Once the table's in place, I can adjust the query to show open workflow steps to look like this:
SELECT a.task_id, a.workflow_key, a.transition_key, b.*, c.description, d.transition_name, acs_object__name(e.user_id) AS thename,
f.email
FROM wf_tasks a, wf_cases b, wf_workflows c, wf_transitions d, wf_user_tasks e, parties f
WHERE b.case_id = a.case_id
AND c.workflow_key = a.workflow_key
AND d.workflow_key = a.workflow_key
AND d.transition_key = a.transition_key
AND e.task_id = a.task_id
AND f.party_id = e.user_id
AND a.state = 'enabled'
AND a.task_id NOT IN (SELECT pns_task_id FROM pona_notifications_sent)
ORDER BY task_id DESC
The same query for closed items could look like this:
SELECT a.task_id, a.case_id, b.object_id, b.state, c.description, d.transition_name, f.email
FROM wf_tasks a, wf_cases b, wf_workflows c, wf_transitions d, im_tickets e, parties f
WHERE b.case_id = a.case_id
AND c.workflow_key = a.workflow_key
AND d.workflow_key = a.workflow_key
AND d.transition_key = a.transition_key
AND a.transition_key LIKE '%close%'
AND e.ticket_id = b.object_id
AND f.party_id = e.ticket_customer_contact_id
AND a.task_id NOT IN (SELECT pns_task_id FROM pona_notifications_sent)
ORDER BY task_id DESC
Now, I have four things to do:
- Create the table
- Create an index
- Populate the existing enabled items
- Populate the existing closed items
I created the table with this script:
CREATE TABLE pona_notifications_sent
(
pns_task_id INTEGER UNIQUE NOT NULL,
pns_when_sent DATE NOT NULL
);
It's a simple table to minimize the performance impact. I needed at least a column to hold the task_id; I added a date/time column so I had a little diagnostic information if someone complained about missing e-mails.
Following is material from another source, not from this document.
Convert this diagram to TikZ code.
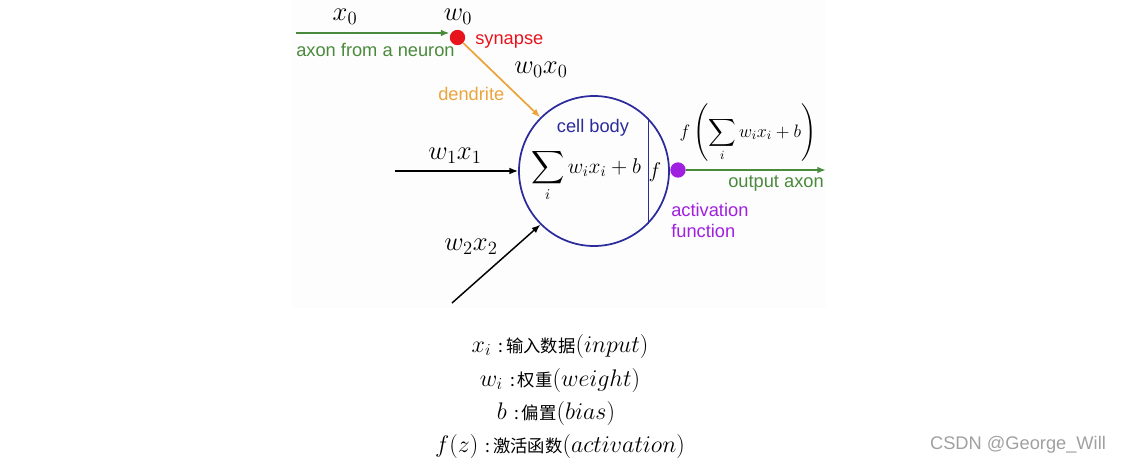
\RequirePackage{fix-cm}
\documentclass[tikz,border=0pt]{standalone}
\usepackage{exscale}
\usepackage{fontspec}
\setsansfont{Liberation Sans}
\newfontfamily\cjk{Noto Sans CJK SC}
\usepackage{tikz}
\usetikzlibrary{arrows.meta, positioning}
\definecolor{axongreen}{HTML}{4A8A3C}
\definecolor{synred}{HTML}{E8141C}
\definecolor{dendorange}{HTML}{EBA43C}
\definecolor{bodyblue}{HTML}{2B2B9C}
\definecolor{actpurple}{HTML}{A020E0}
\definecolor{markgray}{HTML}{A0A0A0}
\definecolor{paneltint}{HTML}{FEFDFE}

\begin{document}
\begin{tikzpicture}[x=0.75pt, y=-0.75pt, font=\sffamily\fontsize{13.7}{16}\selectfont,
	tip/.style={-{Latex[length=6.5pt,width=5pt]}, line width=1.3pt},
	lbl/.style={inner sep=0pt, anchor=base},
	mathlbl/.style={lbl, font=\fontsize{20}{24}\selectfont},
	leglbl/.style={lbl, font=\fontsize{18}{22}\selectfont},
	dotnode/.style={circle, inner sep=0pt, minimum size=11.5pt}]
	\useasboundingbox (0,0) rectangle (1122,464);
	\fill[paneltint] (291,0) rectangle (826,308);
	% cell body
	\node[draw=bodyblue, line width=1.3pt, circle, minimum size=112.5pt, inner sep=0pt] (body) at (594,171) {};
	\draw[bodyblue, line width=1.3pt] (body.44) -- (body.-44);
	\node[lbl, text=bodyblue] (cell) at (593,132) {cell body};
	\node[lbl, font=\fontsize{16}{19}\selectfont] (sum) at (586,173) {$\displaystyle\sum_i w_ix_i+b$};
	\node[lbl, font=\fontsize{16}{19}\selectfont] (fsym) at (655,177) {$f$};
	% synapse and dendrite
	\coordinate (axonstart) at (296,33);
	\node[dotnode, fill=synred] (syn) at (457.5,37.5) {};
	\draw[tip, axongreen] (axonstart) -- (axonstart -| syn.west);
	\node[mathlbl] (x0) at (345,21) {$x_0$};
	\node[mathlbl] (w0) at (458,21) {$w_0$};
	\node[lbl, anchor=base west, text=axongreen] (axonlbl) at (296,56) {axon from a neuron};
	\node[lbl, anchor=base west, text=synred] (synlbl) at (475,45) {synapse};
	\draw[tip, dendorange] (syn) -- (body.135);
	\node[mathlbl] (w0x0) at (541,73) {$w_0x_0$};
	\node[lbl, anchor=base west, text=dendorange] (dendlbl) at (438,100) {dendrite};
	% other inputs
	\coordinate (in1) at (395,171);
	\draw[tip, line width=1.1pt] (in1) -- (body.west);
	\node[mathlbl] (w1x1) at (455,159) {$w_1x_1$};
	\coordinate (in2) at (452,303);
	\draw[tip, line width=1.1pt] (in2) -- (body.225);
	\node[mathlbl] (w2x2) at (471,250) {$w_2x_2$};
	% activation and output
	\node[dotnode, fill=actpurple] (act) at (678,170) {};
	\coordinate (outend) at (826,170);
	\draw[tip, axongreen] (act) -- (outend);
	\node[lbl, font=\fontsize{13.5}{16}\selectfont] (outf) at (748,137) {$f\left(\displaystyle\sum_i w_ix_i+b\right)$};
	\node[lbl, anchor=base west, text=axongreen] (outlbl) at (728,187) {output axon};
	\node[lbl, anchor=base west, text=actpurple] (act1) at (671,216) {activation};
	\node[lbl, anchor=base west, text=actpurple] (act2) at (671,237) {function};
	% legend
	\node[leglbl] (leg1) at (560,352) {$x_i$\ {\cjk\fontsize{13}{16}\selectfont :\,输入数据}$(input)$};
	\node[leglbl] (leg2) at (560,386) {$w_i$\ {\cjk\fontsize{13}{16}\selectfont :\,权重}$(weight)$};
	\node[leglbl] (leg3) at (556,419) {$b$\ {\cjk\fontsize{13}{16}\selectfont :\,偏置}$(bias)$};
	\node[leglbl] (leg4) at (560,452) {$f(z)$\ {\cjk\fontsize{13}{16}\selectfont :\,激活函数}$(activation)$};
	\node[lbl, text=markgray] (mark) at (1018,449) {CSDN @George\_Will};
\end{tikzpicture}
\end{document}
This script created the index:
CREATE UNIQUE INDEX pona_notifications_sent_ndx01 ON pona_notifications_sent (pns_task_id);
If I didn't have this index, after the first couple hundred thousand e-mails, I'm pretty sure performance (at least for the e-mail application, and potentially for all of PostgreSQL -- table scans are evil!) would perform terribly.
I found out during my first round of Unit Integration Testing (UIT) that I have to first mark the existing workflow tasks and closed items as having been sent. Otherwise, I end up with several hundred e-mails in my test system! I used this query to populate the open workflow steps:
INSERT INTO pona_notifications_sent
SELECT a.task_id, NOW()
FROM wf_tasks a, wf_cases b
WHERE b.case_id = a.case_id
AND a.state = 'enabled';
Finally, I used this query to populate the closed workflow steps:
INSERT INTO pona_notifications_sent
SELECT a.task_id, NOW()
FROM wf_tasks a, wf_cases b
WHERE b.case_id = a.case_id
AND a.transition_key LIKE '%close%'
AND a.task_id NOT IN (SELECT pns_task_id FROM pona_notifications_sent);
I had to add the NOT IN clause because I found. much to my chagrin, that I didn't follow my own advice about better living through standards when I built my early workflows. Some of them had items with an "enabled" status AND a transition_key that contained the word "close". By fashioning the INSERT statement this way, I didn't try to insert a value that violated my unique key index.
At this point, I have all of the Data Manipulation Language (DML) to process e-mail notifications. In the next part of this series, I'll present the program that'll actually send the e-mails.